Leicestershire signs BDUK contract


Leicestershire signs BDUK contract

Jennifer Scott

Leicestershire County Council has signed a contract with BT to roll-out fibre broadband to its residents over the next three years.

The deal is worth £16.9m, with a £4.1m investment from the council, £8.3m from BT and a further £3.3m from central government’s BDUK fund. The final £1.23m is coming from the European Union (EU).


BT will use the money to deploy fibre and – combined with commercial plans in the area – it should bring connections of up to 80Mbps to 95% of the county’s homes and businesses by the end of March 2016.

As part of the contract, BT will also ensure a minimum speed of 2Mbps for the 5% that do not fall into the roll-out area – this will equate to around 2,400 premises which currently receive less than 2Mbps, according to BT.

“We predict that faster broadband will create a £92m boost to Leicestershire’s economy over the next seven years, by making firms more competitive and attracting inward investment and jobs,” said Blake Pain, cabinet member for economic development at Leicestershire County Council.

“Rural communities and businesses can play a major role in the county’s future, once they have the high-speed connections, they need to compete nationally and internationally.”

Bill Murphy, managing director of next generation access at BT, added: “Faster broadband will help to unlock rural Leicestershire’s economic potential.

“The Leicestershire economy, especially in rural areas, predominantly consists of small and micro businesses. A large number of people are self-employed, work from home and are in the creative, knowledge-based sectors which need high-speed broadband and will provide the driving force for the county’s digital economy.”

BT said survey work will begin in the autumn, with the first upgrade locations being announced early next year.
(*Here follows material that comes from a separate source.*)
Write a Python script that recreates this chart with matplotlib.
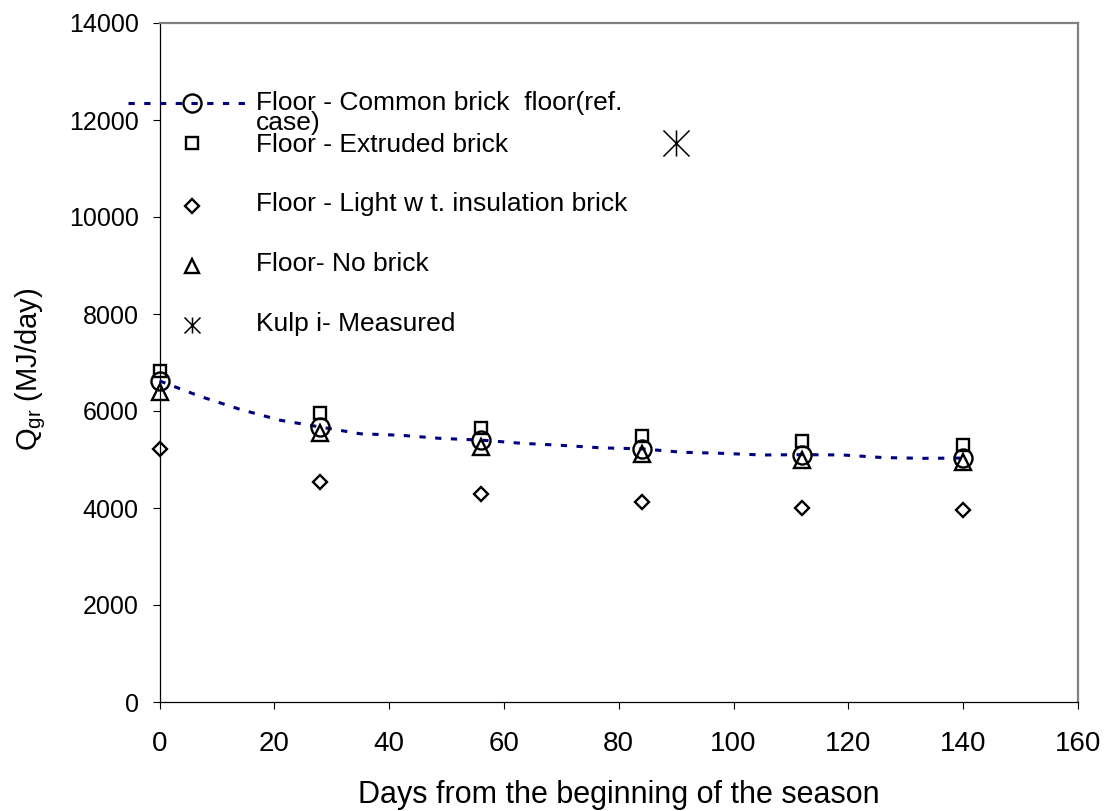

This is despite the Department of Culture, Media and Sport (DCMS) telling Computer Weekly each contract signed has a list of postcode data associated with it – defining the areas on where the roll-out will take place – and a direct instruction to local authorities from culture secretary Maria Miller to publish these details as soon as possible.

We are following up with Leicestershire County Council to obtain this post code data.